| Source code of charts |
* BEGIN *
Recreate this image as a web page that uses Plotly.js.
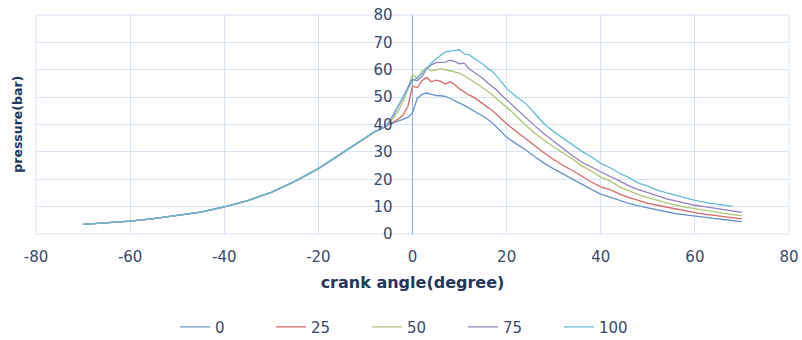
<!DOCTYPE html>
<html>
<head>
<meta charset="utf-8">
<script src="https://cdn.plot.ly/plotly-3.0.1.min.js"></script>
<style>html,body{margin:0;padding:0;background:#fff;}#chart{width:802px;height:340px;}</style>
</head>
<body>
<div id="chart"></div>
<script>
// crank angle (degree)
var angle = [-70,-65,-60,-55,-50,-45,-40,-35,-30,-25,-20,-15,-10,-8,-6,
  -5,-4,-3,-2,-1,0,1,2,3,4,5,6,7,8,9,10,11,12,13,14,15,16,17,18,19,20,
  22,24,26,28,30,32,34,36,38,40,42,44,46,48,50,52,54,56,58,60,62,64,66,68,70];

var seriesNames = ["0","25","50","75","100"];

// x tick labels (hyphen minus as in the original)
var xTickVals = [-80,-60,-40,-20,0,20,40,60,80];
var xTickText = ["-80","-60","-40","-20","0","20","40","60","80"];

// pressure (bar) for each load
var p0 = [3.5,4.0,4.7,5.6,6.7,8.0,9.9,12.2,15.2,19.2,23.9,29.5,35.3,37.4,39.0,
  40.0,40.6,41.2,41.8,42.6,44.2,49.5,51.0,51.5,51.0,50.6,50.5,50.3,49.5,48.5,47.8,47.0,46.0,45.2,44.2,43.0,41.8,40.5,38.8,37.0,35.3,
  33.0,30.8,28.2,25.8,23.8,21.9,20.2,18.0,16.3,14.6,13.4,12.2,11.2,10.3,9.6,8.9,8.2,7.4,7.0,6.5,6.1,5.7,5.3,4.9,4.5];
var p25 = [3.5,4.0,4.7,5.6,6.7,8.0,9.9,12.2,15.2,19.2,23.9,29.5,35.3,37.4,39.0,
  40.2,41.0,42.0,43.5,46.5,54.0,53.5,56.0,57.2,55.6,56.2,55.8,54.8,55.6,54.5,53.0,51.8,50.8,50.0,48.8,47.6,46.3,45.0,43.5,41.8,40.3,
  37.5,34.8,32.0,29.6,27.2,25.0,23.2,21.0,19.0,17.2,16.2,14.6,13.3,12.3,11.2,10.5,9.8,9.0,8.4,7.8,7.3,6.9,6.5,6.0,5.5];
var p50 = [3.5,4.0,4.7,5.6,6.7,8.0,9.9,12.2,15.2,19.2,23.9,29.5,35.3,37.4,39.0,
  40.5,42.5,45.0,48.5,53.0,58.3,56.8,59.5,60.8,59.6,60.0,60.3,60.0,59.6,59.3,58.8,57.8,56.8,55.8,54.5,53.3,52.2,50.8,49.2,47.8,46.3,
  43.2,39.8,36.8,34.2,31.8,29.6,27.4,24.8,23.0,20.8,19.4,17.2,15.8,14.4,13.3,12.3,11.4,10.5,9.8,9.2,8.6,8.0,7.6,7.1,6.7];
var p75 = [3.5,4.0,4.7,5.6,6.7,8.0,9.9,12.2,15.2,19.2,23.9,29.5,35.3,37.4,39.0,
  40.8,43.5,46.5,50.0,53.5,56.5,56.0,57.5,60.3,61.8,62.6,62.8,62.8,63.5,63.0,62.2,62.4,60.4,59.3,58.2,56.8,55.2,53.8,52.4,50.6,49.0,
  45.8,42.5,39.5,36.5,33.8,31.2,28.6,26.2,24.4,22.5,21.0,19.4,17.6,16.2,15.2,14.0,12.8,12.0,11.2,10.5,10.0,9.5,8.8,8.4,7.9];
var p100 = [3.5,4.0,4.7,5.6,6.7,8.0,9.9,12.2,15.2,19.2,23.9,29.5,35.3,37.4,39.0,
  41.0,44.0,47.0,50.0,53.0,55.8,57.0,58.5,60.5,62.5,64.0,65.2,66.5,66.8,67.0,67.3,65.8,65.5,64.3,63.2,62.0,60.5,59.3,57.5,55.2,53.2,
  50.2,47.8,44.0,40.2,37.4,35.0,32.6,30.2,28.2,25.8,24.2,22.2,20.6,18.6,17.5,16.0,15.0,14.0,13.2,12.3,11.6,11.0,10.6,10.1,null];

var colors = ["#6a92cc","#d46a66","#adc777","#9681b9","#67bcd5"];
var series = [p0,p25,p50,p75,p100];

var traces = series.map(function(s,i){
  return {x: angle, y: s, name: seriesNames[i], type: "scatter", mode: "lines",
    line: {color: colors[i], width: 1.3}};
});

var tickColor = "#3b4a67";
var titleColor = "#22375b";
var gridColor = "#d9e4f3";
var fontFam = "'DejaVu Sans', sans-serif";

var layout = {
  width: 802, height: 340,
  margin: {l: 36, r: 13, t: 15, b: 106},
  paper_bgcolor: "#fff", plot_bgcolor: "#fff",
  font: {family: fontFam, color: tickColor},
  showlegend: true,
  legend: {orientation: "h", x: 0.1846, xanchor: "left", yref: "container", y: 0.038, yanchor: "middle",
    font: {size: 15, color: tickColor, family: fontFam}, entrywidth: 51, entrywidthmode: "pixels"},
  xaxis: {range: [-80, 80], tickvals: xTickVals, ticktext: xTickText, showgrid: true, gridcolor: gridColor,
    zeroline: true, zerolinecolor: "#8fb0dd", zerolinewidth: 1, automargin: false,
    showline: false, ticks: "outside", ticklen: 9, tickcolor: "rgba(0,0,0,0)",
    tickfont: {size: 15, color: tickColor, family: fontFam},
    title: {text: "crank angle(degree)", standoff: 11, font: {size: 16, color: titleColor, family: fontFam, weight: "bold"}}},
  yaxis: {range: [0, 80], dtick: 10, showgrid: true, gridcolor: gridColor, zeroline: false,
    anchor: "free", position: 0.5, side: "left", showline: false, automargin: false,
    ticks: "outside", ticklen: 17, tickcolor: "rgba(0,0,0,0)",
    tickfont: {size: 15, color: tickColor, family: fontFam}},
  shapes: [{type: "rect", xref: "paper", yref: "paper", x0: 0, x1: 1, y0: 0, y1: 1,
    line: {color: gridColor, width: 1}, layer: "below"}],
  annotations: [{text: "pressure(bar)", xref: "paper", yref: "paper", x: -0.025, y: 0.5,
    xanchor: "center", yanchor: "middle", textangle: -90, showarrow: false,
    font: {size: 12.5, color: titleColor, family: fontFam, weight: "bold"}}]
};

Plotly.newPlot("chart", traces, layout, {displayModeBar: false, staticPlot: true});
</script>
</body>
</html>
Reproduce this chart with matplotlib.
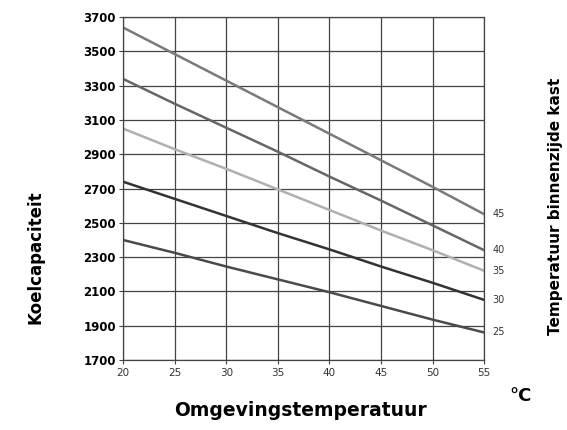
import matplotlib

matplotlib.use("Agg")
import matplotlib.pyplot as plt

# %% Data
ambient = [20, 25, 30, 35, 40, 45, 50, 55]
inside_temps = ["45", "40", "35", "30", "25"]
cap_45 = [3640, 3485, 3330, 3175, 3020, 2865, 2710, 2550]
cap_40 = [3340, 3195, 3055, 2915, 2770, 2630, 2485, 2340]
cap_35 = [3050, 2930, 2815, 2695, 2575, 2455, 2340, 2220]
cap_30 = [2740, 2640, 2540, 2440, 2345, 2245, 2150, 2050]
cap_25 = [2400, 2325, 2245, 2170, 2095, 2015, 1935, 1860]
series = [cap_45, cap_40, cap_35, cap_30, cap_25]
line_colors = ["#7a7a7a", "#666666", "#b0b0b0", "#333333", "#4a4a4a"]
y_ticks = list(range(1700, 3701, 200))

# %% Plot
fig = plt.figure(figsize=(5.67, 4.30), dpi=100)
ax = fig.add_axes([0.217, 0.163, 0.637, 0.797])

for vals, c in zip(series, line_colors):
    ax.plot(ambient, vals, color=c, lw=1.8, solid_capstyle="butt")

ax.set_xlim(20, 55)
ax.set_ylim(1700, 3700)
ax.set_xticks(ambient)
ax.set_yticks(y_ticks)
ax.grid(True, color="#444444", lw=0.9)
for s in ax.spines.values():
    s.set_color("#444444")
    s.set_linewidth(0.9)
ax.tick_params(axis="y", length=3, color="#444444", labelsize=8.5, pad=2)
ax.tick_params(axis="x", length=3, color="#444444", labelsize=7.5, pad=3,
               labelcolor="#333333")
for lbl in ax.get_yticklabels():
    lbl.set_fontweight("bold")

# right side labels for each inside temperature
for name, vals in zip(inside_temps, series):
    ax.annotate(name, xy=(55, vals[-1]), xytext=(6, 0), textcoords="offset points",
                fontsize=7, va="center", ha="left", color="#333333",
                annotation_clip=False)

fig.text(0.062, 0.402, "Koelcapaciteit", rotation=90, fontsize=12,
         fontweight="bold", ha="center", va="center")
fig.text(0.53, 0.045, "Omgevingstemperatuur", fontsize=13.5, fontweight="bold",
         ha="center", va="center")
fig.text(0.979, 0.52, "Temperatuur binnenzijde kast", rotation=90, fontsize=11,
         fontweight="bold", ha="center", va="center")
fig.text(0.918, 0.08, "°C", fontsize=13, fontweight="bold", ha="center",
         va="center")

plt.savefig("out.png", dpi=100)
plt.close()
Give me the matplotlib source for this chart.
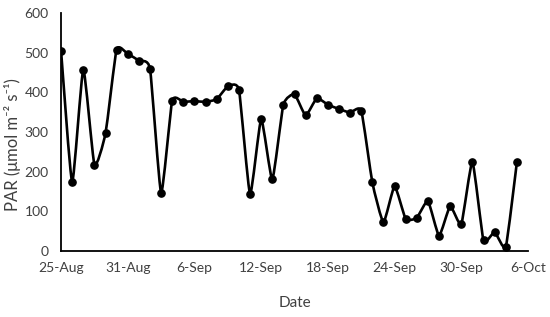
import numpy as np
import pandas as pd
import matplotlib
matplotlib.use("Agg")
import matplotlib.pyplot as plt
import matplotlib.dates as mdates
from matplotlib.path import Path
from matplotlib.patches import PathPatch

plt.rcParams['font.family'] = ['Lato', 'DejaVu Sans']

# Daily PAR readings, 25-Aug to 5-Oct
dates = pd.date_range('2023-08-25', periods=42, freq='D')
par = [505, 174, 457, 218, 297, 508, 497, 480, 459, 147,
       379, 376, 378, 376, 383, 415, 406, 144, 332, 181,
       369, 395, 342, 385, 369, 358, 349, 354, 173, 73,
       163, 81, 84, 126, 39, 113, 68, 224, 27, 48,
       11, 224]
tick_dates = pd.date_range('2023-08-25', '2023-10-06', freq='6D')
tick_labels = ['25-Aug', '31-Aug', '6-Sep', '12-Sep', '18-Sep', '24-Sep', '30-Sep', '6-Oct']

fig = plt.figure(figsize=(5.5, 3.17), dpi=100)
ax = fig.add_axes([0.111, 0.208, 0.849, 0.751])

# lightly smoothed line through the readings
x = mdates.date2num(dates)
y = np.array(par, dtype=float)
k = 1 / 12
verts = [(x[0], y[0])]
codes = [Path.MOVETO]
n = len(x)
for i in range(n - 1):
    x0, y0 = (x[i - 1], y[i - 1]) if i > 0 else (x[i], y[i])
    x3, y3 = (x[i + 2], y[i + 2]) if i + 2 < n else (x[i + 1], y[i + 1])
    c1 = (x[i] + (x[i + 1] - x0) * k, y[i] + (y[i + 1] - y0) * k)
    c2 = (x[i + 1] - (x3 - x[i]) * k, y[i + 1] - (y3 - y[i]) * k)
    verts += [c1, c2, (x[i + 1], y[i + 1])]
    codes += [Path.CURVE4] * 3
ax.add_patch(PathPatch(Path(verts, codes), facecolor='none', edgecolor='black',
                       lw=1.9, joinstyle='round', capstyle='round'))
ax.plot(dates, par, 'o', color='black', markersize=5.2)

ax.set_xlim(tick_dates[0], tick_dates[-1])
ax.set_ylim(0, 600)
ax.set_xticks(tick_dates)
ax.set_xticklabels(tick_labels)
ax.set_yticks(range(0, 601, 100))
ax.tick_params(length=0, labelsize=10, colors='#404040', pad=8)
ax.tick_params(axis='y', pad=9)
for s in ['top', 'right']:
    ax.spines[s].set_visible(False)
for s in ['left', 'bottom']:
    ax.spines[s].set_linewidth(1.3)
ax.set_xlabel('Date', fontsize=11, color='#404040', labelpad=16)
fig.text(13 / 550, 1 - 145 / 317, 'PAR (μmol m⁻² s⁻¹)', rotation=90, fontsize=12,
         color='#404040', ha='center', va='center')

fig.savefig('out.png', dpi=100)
* END *
| WHAT TO PRODUCE |
Your task is to transcribe exactly the lines starting at the line that contains "Give me the matplotlib source for this chart." and ending at the line that contains "plt.rcParams['font.family'] = ['Lato', 'DejaVu", both included. Leave out the pictures.

| CORRECT OUTPUT |
Give me the matplotlib source for this chart.
import numpy as np
import pandas as pd
import matplotlib
matplotlib.use("Agg")
import matplotlib.pyplot as plt
import matplotlib.dates as mdates
from matplotlib.path import Path
from matplotlib.patches import PathPatch

plt.rcParams['font.family'] = ['Lato', 'DejaVu Sans']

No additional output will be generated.